I see a snapd snap on the following installations of Focal Server:
- Physical system installed with Subiquity
- LXD container from the ubuntu: remote
- VPS on Google Compute Engine
- VPS on Oracle Cloud
I don’t see a snapd snap on:
- Physical system upgraded from Bionic originally installed with the Legacy installer
- VPS on Amazon EC2
Edited again to add:
In case it’s relevant the Bionic system already had core18 installed before the upgrade to Focal.
Edited once again to add:
Thanks for following up with the explanation. It sounds like it would be good practice for administrators to add the snapd snap to upgraded systems that don’t have it.
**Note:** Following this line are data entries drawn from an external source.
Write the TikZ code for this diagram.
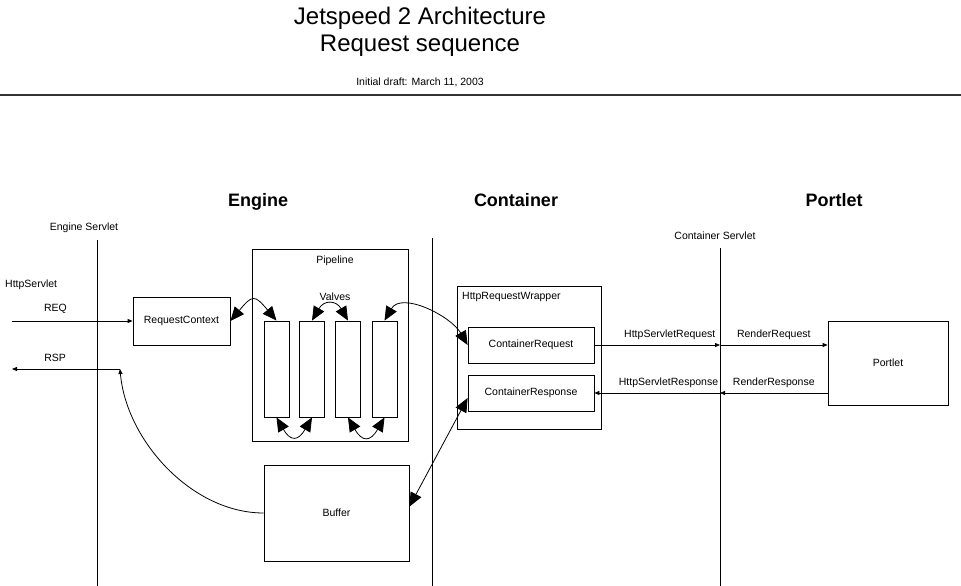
\documentclass[tikz,border=0pt]{standalone}
\usepackage{fontspec}
\setmainfont{Liberation Sans}
\usetikzlibrary{arrows.meta}

\begin{document}
\begin{tikzpicture}[x=1pt,y=-1pt,line width=0.8pt,
    lbl/.style={font=\fontsize{10.5}{12}\selectfont},
    head/.style={font=\fontsize{18}{21}\selectfont\bfseries},
    box/.style={draw,lbl,inner sep=0pt},
    arr/.style={-{Triangle[length=5pt,width=4pt]}},
    twoway/.style={{Triangle[length=14pt,width=12pt]}-{Triangle[length=14pt,width=12pt]}}]
    \useasboundingbox (0,0) rectangle (961,586);
    % title
    \node[font=\fontsize{24}{28}\selectfont] (title) at (420,18) {Jetspeed 2 Architecture};
    \node[font=\fontsize{24}{28}\selectfont] (subtitle) at (420,46) {Request sequence};
    \node[lbl] (draft) at (420,82) {Initial draft: March 11, 2003};
    \draw[black!80,line width=1.5pt] (0,95) -- (961,95);
    %
    \node[head] (engine) at (258,202) {Engine};
    \node[head] (container) at (516,200) {Container};
    \node[head] (portlethead) at (834,200) {Portlet};
    %
    \node[lbl] (es) at (84,228) {Engine Servlet};
    \node[lbl] (cs) at (715,236) {Container Servlet};
    \node[lbl,anchor=west] (hs) at (1.5,285) {HttpServlet};
    \draw (97,240) -- (97,586);
    \draw (432,238) -- (432,586);
    \coordinate (cstop) at (720,248);
    \draw (cstop) -- (720,586);
    %
    \node[box,minimum width=97pt,minimum height=48pt] (reqctx) at (181.5,321) {RequestContext};
    \node[box,minimum width=156pt,minimum height=192pt] (pipeline) at (330,345) {};
    \node[lbl] at (335,261) {Pipeline};
    \node[lbl] at (335,297) {Valves};
    \foreach \i/\x in {1/276.5,2/312,3/348,4/384.5}
        \node[box,minimum width=25pt,minimum height=96pt] (v\i) at (\x,369) {};
    \node[box,minimum width=145pt,minimum height=96pt] (buffer) at (336.5,513) {Buffer};
    %
    \node[box,minimum width=144pt,minimum height=143pt] (wrapper) at (529,357.5) {};
    \node[lbl,anchor=west] at (458.5,297) {HttpRequestWrapper};
    \node[box,minimum width=126pt,minimum height=36pt] (creq) at (531,345) {ContainerRequest};
    \node[box,minimum width=126pt,minimum height=36pt] (cresp) at (531,393) {ContainerResponse};
    \node[box,minimum width=120pt,minimum height=84pt] (portlet) at (888,363) {Portlet};
    %
    \coordinate (reqin) at (12,321);
    \coordinate (rspout) at (12,369);
    \coordinate (rspend) at (120,369);
    \draw[arr] (reqin) -- node[lbl,above=4pt,pos=0.36] {REQ} (reqctx.west);
    \draw[arr] (rspend) -- node[lbl,above=4pt,pos=0.6] {RSP} (rspout);
    \draw[arr] (buffer.west) to[out=180,in=-85,looseness=0.9] (rspend);
    %
    \draw[twoway] (reqctx.east) to[out=50,in=130,looseness=1.9] (v1.north);
    \draw[twoway] (v2.north) to[out=60,in=120,looseness=1.7] (v3.north);
    \draw[twoway] (v1.south) to[out=-60,in=-120,looseness=2] (v2.south);
    \draw[twoway] (v3.south) to[out=-60,in=-120,looseness=2] (v4.south);
    \draw[twoway] (v4.north) to[out=60,in=120] (creq.west);
    \draw[twoway] (buffer.5) -- ([yshift=-5pt]cresp.west);
    %
    \draw[arr] (creq.east) -- node[lbl,above=1.5pt,pos=0.6] {HttpServletRequest} (creq.east -| cstop);
    \draw[arr] (creq.east -| cstop) -- node[lbl,above=1.5pt] {RenderRequest} (portlet.west |- creq.east);
    \draw[arr] (portlet.west |- cresp.east) -- node[lbl,above=1.5pt] {RenderResponse} (cresp.east -| cstop);
    \draw[arr] (cresp.east -| cstop) -- node[lbl,above=1.5pt,pos=0.41] {HttpServletResponse} (cresp.east);
\end{tikzpicture}
\end{document}
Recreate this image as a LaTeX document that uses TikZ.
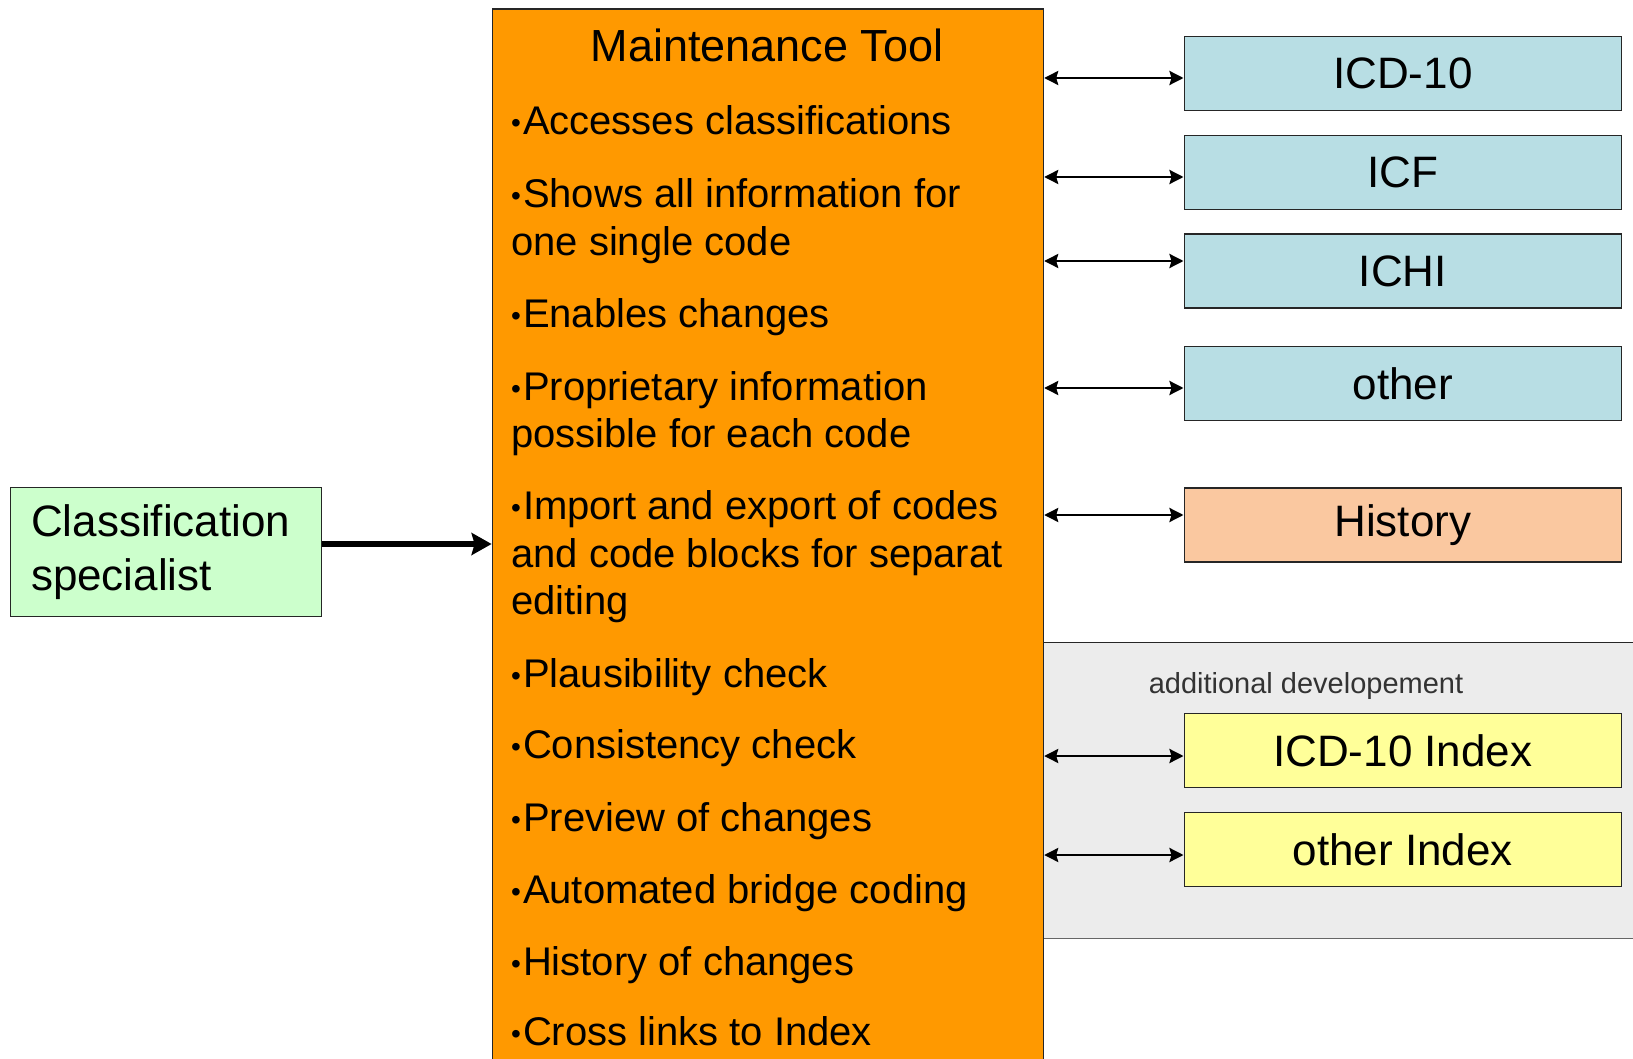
\documentclass[tikz,border=0pt]{standalone}
\usepackage{fontspec}
\setmainfont{Liberation Sans}
\usetikzlibrary{arrows.meta, positioning}
\tikzset{>={Stealth[length=14pt,width=14pt,inset=2pt]}}
\definecolor{toolorange}{RGB}{255,153,0}
\definecolor{codeblue}{RGB}{184,222,228}
\definecolor{histpeach}{RGB}{250,200,160}
\definecolor{idxyellow}{RGB}{255,255,153}
\definecolor{specgreen}{RGB}{204,255,204}
\definecolor{devgray}{RGB}{236,236,236}
\newcommand{\itemdot}{{\fontsize{28}{28}\selectfont\raisebox{2pt}{•}}\hspace{2pt}}

\begin{document}
\begin{tikzpicture}[x=1pt, y=-1pt,
  box/.style={draw=black!85, line width=1.6pt, minimum width=437pt, minimum height=74pt,
    inner sep=0pt, font=\fontsize{44}{52}\selectfont},
  item/.style={anchor=base west, inner sep=0pt, font=\fontsize{40}{47}\selectfont}]
  \useasboundingbox (0,0) rectangle (1633,1059);

  % additional development area
  \fill[devgray] (1042,642.6) rectangle (1640,938.4);
  \draw[black!85, line width=1.6pt] (1042,642.6) -- (1640,642.6);
  \draw[black!60, line width=1.6pt] (1042,938.4) -- (1640,938.4);
  \node[text=black!80, font=\fontsize{29}{34}\selectfont] (dev) at (1306,686) {additional developement};

  % maintenance tool
  \node[draw=black!85, line width=1.6pt, fill=toolorange, anchor=north west,
    minimum width=551pt, minimum height=1080pt, inner sep=0pt] (tool) at (491.6,8.3) {};
  \node[anchor=base, font=\fontsize{45}{52}\selectfont] (title) at (767,61.6) {Maintenance Tool};
  \foreach \y/\t [count=\i] in {135/{\itemdot Accesses classifications},
      208/{\itemdot Shows all information for}, 255.5/{one single code},
      327/{\itemdot Enables changes},
      400/{\itemdot Proprietary information}, 447/{possible for each code},
      519.5/{\itemdot Import and export of codes}, 567/{and code blocks for separat}, 614/{editing},
      687/{\itemdot Plausibility check}, 758/{\itemdot Consistency check}, 831/{\itemdot Preview of changes},
      903/{\itemdot Automated bridge coding}, 975/{\itemdot History of changes}, 1045.5/{\itemdot Cross links to Index}}
    \node[item] (line\i) at (511,\y) {\t};

  % specialist
  \node[draw=black!85, line width=1.6pt, fill=specgreen, minimum width=311pt, minimum height=129pt,
    text width=270pt, align=left, inner xsep=20pt, font=\fontsize{44}{54}\selectfont]
    (spec) at (166,552) {Classification\\specialist};
  \draw[-{Stealth[length=20pt,width=22pt,inset=3pt]}, line width=6pt]
    ([yshift=8pt]spec.east) -- ([yshift=8pt]spec.east -| tool.west);

  % classifications
  \foreach \n/\y/\c/\t in {icd/73.5/codeblue/ICD-10, icf/172.4/codeblue/ICF,
      ichi/271.3/codeblue/ICHI, oth/383.3/codeblue/other, hist/524.9/histpeach/History,
      icdidx/750.4/idxyellow/ICD-10 Index, othidx/849.4/idxyellow/other Index}
    \node[box, fill=\c] (\n) at (1402.8,\y) {\t};

  \foreach \n/\y in {icd/78, icf/177, ichi/261, oth/388, hist/515, icdidx/756, othidx/855}
    \draw[<->, line width=2.6pt] (tool.east |- 0,\y) -- (\n.west |- 0,\y);
\end{tikzpicture}
\end{document}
The deb is the primary delivery mechanism for snapd. On a normal server or desktop install I would not expect the snapd snap installed. What install media did you use?
Thanks for the updated message.
In my reply, I forgot how Focal started pre-seeding snaps that were core18 based. Previously snaps would depend on the core snap, which had snapd inside. With core18, snapd is broken out. I have an open question out about whether the snapd package would still be needed in this case.
The following is from @ijohnson, I appreciate him reaching out to clarify the situation:
The root reason for this behavior is that snapd the daemon re-executes itself to use the newest available version of itself, whether that is snapd from the debian package, snapd from the core snap, or snapd from the snapd snap. As such, you will always have the snapd debian package installed, but you will also have snapd the daemon provided from either the core snap or the snapd snap, depending on which is installed first.
We (snapd team) are in the process of slowly transitioning from folks getting snapd the daemon from the core snap to folks getting snapd the daemon from the snapd snap as that enables us to deliver a better experience more quickly and reduces some problems with ubuntu core reboots that probably aren’t relevant to your use case. As such, in most new installs of bionic and all new installs of focal, the snapd snap is seeded into the system and since that is the source of snapd, the snapd snap cannot be removed unless snapd is entirely removed from the system via
apt remove --purge snapd.
What is happening in the bionic case is that you have a clean install of bionic which does not seed the snapd snap, and instead seeds the core snap, and when the upgrade is performed the snapd upgrade logic will not add the snapd snap automatically to a system that already has the core snap, so your system keeps the core snap it had from bionic instead.
Hopefully this helps clarify things for you and why you see the different sources of snapd showing up in different circumstances.